# I've never been a Hitch Hiker before...but I'm thinking about it! ;)



## Antonia

Hitch Hiker Oblong Crossbody
					

Motorcycle not included. This new cutie comes in a take-anywhere silhouette with a top handle, adjustable crossbody strap to do the handsfree thing. Inspired by RM’s signature moto jackets, it’s made of premium leather and accented with a chunky zip closure and oversized buckles.     Style #...




					www.rebeccaminkoff.com
				



This is the newest bag from RM....I kinda like it!  A little 'biker chic' with a removable strap so it can be hand carried.


----------



## Sassy

Antonia said:


> Hitch Hiker Oblong Crossbody
> 
> 
> Motorcycle not included. This new cutie comes in a take-anywhere silhouette with a top handle, adjustable crossbody strap to do the handsfree thing. Inspired by RM’s signature moto jackets, it’s made of premium leather and accented with a chunky zip closure and oversized buckles.     Style #...
> 
> 
> 
> 
> www.rebeccaminkoff.com
> 
> 
> 
> 
> This is the newest bag from RM....I kinda like it!  A little 'biker chic' with a removable strap so it can be hand carried.

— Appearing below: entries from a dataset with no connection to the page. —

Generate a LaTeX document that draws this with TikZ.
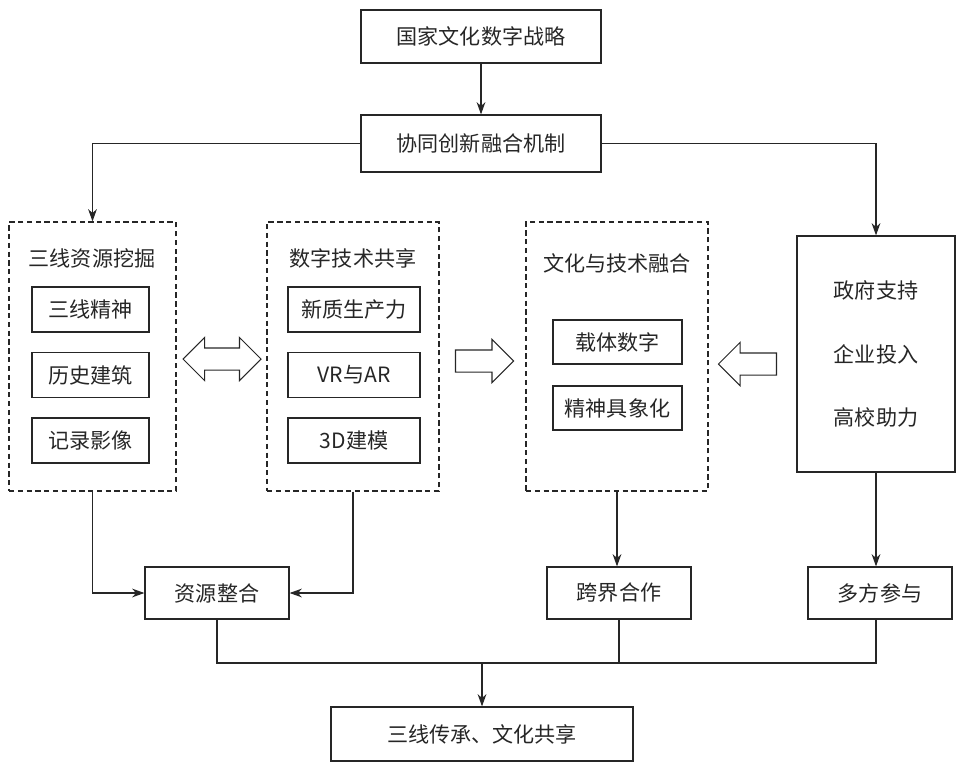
\documentclass[tikz,border=0pt]{standalone}
\usepackage{fontspec}
\setmainfont{Noto Sans CJK SC}
\usepackage{tikz}
\usetikzlibrary{arrows.meta,calc,positioning,shapes.arrows}
\tikzset{
  box/.style={
    draw=black!85,
    line width=0.7pt,
    inner sep=0pt,
    text=black!85,
    font=\fontsize{12}{14}\selectfont
  },
  group/.style={
    box,
    dash pattern=on 3pt off 2pt
  },
  gtitle/.style={
    text=black!85,
    font=\fontsize{12}{14}\selectfont
  },
  item/.style={
    box,
    minimum height=0.9cm
  },
  flow/.style={
    draw=black!85,
    line width=0.6pt,
    -{Stealth[length=7pt,width=5pt]}
  },
  link/.style={
    draw=black!85,
    line width=0.6pt
  },
  blockarrow/.style={
    draw=black!85,
    line width=0.6pt,
    inner xsep=0pt,
    inner ysep=0.21cm,
    minimum height=1.16cm,
    single arrow head extend=0.21cm
  }
}
\def\rowA{-6.19}
\def\rowB{-7.50}
\def\rowC{-8.81}

\begin{document}
\begin{tikzpicture}
  \useasboundingbox (0,0) rectangle (19.52,-15.3);

  % top
  \node[box, minimum width=4.8cm, minimum height=1.06cm] (strat) at (9.62,-0.73) {国家文化数字战略};
  \node[box, minimum width=4.8cm, minimum height=1.14cm] (mech) at (9.62,-2.87) {协同创新融合机制};

  % dashed groups
  \node[group, minimum width=3.34cm, minimum height=5.38cm] (mine) at (1.85,-7.13) {};
  \node[gtitle] (mineT) at (1.84,-5.16) {三线资源挖掘};
  \node[item, minimum width=2.34cm] (spirit) at (1.81,\rowA) {三线精神};
  \node[item, minimum width=2.34cm] (arch) at (1.81,\rowB) {历史建筑};
  \node[item, minimum width=2.34cm] (image) at (1.81,\rowC) {记录影像};

  \node[group, minimum width=3.44cm, minimum height=5.38cm] (tech) at (7.06,-7.13) {};
  \node[gtitle] (techT) at (7.06,-5.16) {数字技术共享};
  \node[item, minimum width=2.64cm] (prod) at (7.08,\rowA) {新质生产力};
  \node[item, minimum width=2.64cm] (vrar) at (7.08,\rowB) {VR与AR};
  \node[item, minimum width=2.64cm] (model) at (7.08,\rowC) {3D建模};

  \node[group, minimum width=3.64cm, minimum height=5.38cm] (fuse) at (12.34,-7.13) {};
  \node[gtitle] (fuseT) at (12.34,-5.26) {文化与技术融合};
  \node[item, minimum width=2.58cm, minimum height=0.88cm] (carrier) at (12.35,-6.84) {载体数字};
  \node[item, minimum width=2.58cm, minimum height=0.88cm] (concrete) at (12.35,-8.16) {精神具象化};

  \node[box, minimum width=3.16cm, minimum height=4.72cm, align=center,
        font=\fontsize{12}{36}\selectfont] (support) at (17.52,-7.08)
        {政府支持\\企业投入\\高校助力};

  % block arrows
  \node[blockarrow, double arrow, minimum height=1.56cm, double arrow head extend=0.21cm] (both) at (4.44,-7.18) {};
  \node[blockarrow, single arrow] (toFuse) at (9.58,-7.22) {};
  \node[blockarrow, single arrow, shape border rotate=180] (fromSup) at (15.06,-7.28) {};

  % second row
  \node[box, minimum width=2.88cm, minimum height=1.04cm] (merge) at (4.34,-11.86) {资源整合};
  \node[box, minimum width=2.88cm, minimum height=1.04cm] (cross) at (12.38,-11.86) {跨界合作};
  \node[box, minimum width=2.88cm, minimum height=1.04cm] (multi) at (17.6,-11.86) {多方参与};

  \node[box, minimum width=6.04cm, minimum height=1.08cm] (final) at (9.64,-14.68) {三线传承、文化共享};
  \coordinate (join) at (9.64,-13.26);

  % connectors
  \draw[flow] (strat) -- (mech);
  \draw[flow] (mech.west) -| (mine.north);
  \draw[flow] (mech.east) -| (support.north);
  \draw[flow] (mine.south) |- (merge.west);
  \draw[flow] (tech.south) |- (merge.east);
  \draw[flow] (fuse.south) -- (fuse.south |- cross.north);
  \draw[flow] (support.south) -- (support.south |- multi.north);
  \draw[link] (merge.south) |- (join) -| (support.south |- multi.south);
  \draw[link] (cross.south) -- (cross.south |- join);
  \draw[flow] (join) -- (join |- final.north);
\end{tikzpicture}
\end{document}
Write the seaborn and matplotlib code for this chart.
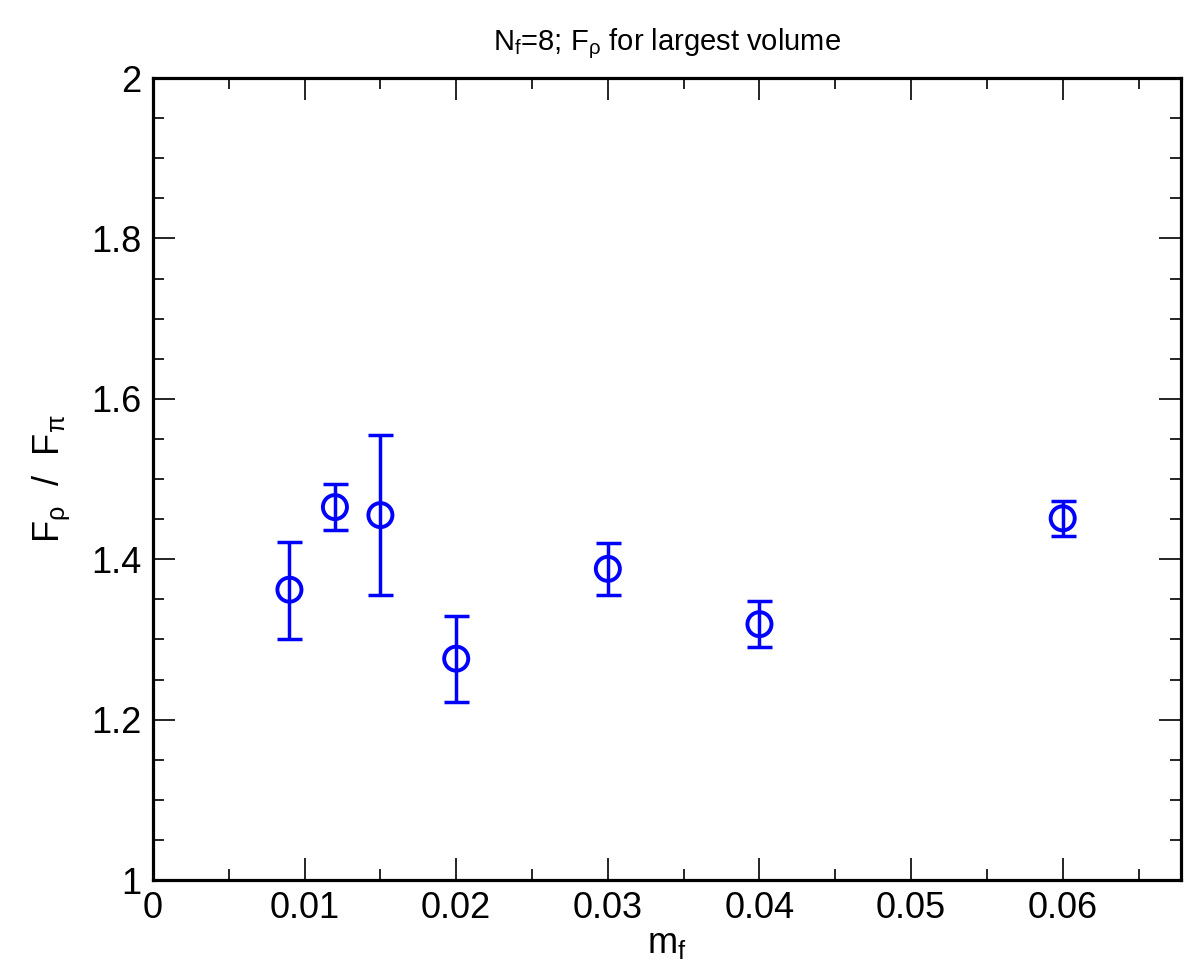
import matplotlib
matplotlib.use("Agg")
import matplotlib.pyplot as plt
import seaborn as sns
import pandas as pd
from matplotlib.ticker import MultipleLocator

m_f = [0.009, 0.012, 0.015, 0.020, 0.030, 0.040, 0.060]
ratio = [1.362, 1.465, 1.455, 1.276, 1.388, 1.319, 1.451]
err_hi = [1.422, 1.494, 1.555, 1.329, 1.420, 1.348, 1.473]
err_lo = [1.301, 1.437, 1.356, 1.222, 1.356, 1.290, 1.429]

df = pd.DataFrame({"m_f": m_f, "ratio": ratio})

sns.set_theme(style="ticks")
plt.rcParams["font.family"] = ["Liberation Sans", "DejaVu Sans"]
plt.rcParams["mathtext.fontset"] = "custom"
plt.rcParams["mathtext.rm"] = "Liberation Sans"
plt.rcParams["mathtext.it"] = "Liberation Sans"
plt.rcParams["mathtext.bf"] = "Liberation Sans"
plt.rcParams["text.color"] = "black"
plt.rcParams["axes.labelcolor"] = "black"

fig = plt.figure(figsize=(11.97, 9.68), dpi=100)
ax = fig.add_axes([0.1278, 0.0909, 0.8588, 0.8285])

yerr = [[r - lo for r, lo in zip(ratio, err_lo)], [hi - r for r, hi in zip(ratio, err_hi)]]
ax.errorbar(m_f, ratio, yerr=yerr, fmt="none", ecolor="#0000ff", elinewidth=2.5,
            capsize=9, capthick=2.5, zorder=2)
sns.scatterplot(data=df, x="m_f", y="ratio", ax=ax, marker="o", s=300,
                facecolor="none", edgecolor="#0000ff", linewidth=2.8, zorder=3)

ax.set_xlim(0, 0.0678)
ax.set_ylim(1, 2)
ax.xaxis.set_major_locator(MultipleLocator(0.01))
ax.xaxis.set_minor_locator(MultipleLocator(0.005))
ax.yaxis.set_major_locator(MultipleLocator(0.2))
ax.yaxis.set_minor_locator(MultipleLocator(0.05))
ax.set_xticks([0, 0.01, 0.02, 0.03, 0.04, 0.05, 0.06])
ax.set_xticklabels(["0", "0.01", "0.02", "0.03", "0.04", "0.05", "0.06"])
ax.set_yticks([1, 1.2, 1.4, 1.6, 1.8, 2])
ax.set_yticklabels(["1", "1.2", "1.4", "1.6", "1.8", "2"])

ax.tick_params(which="both", direction="in", top=True, right=True,
               width=1.2, colors="black", labelsize=26)
ax.tick_params(which="major", length=16, pad=8)
ax.tick_params(which="minor", length=8)
for s in ax.spines.values():
    s.set_linewidth(2.3)
    s.set_color("black")
    s.set_visible(True)

ax.set_xlabel(r"m$_\mathregular{f}$", fontsize=26, labelpad=0, color="black")
ax.set_ylabel(r"F$_\mathregular{\rho}$  /  F$_\mathregular{\pi}$", fontsize=26,
              labelpad=14, color="black")
ax.set_title(r"N$_\mathregular{f}$=8; F$_\mathregular{\rho}$ for largest volume",
             fontsize=21, pad=20, color="black")

fig.savefig("out.png", dpi=100)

It looks a little busy for me but I can appreciate the look. The shape looks like the Chanel vanities that are super popular rn? I know all designers get “inspired” by other brands but RM seems to follow the Chanel designs a lot (Edie= 19, Love=Leboy, etc.).


----------



## Antonia

Sassy said:


> It looks a little busy for me but I can appreciate the look. The shape looks like the Chanel vanities that are super popular rn? I know all designers get “inspired” by other brands but RM seems to follow the Chanel designs a lot (Edie= 19, Love=Leboy, etc.).


Yes, that's exactly what I was thinking about the Chanel vanity vibe (without the Chanel cost!).  My first thought also was it was too busy...but after staring at it for a while, it grew on me!  It comes in 2 other colors...coral and caramello.  The coral is pretty and would be a nice pop of color!


----------



## JenJBS

I have a Coach bag that basic style. 

RM's take on the style looks amazing!


----------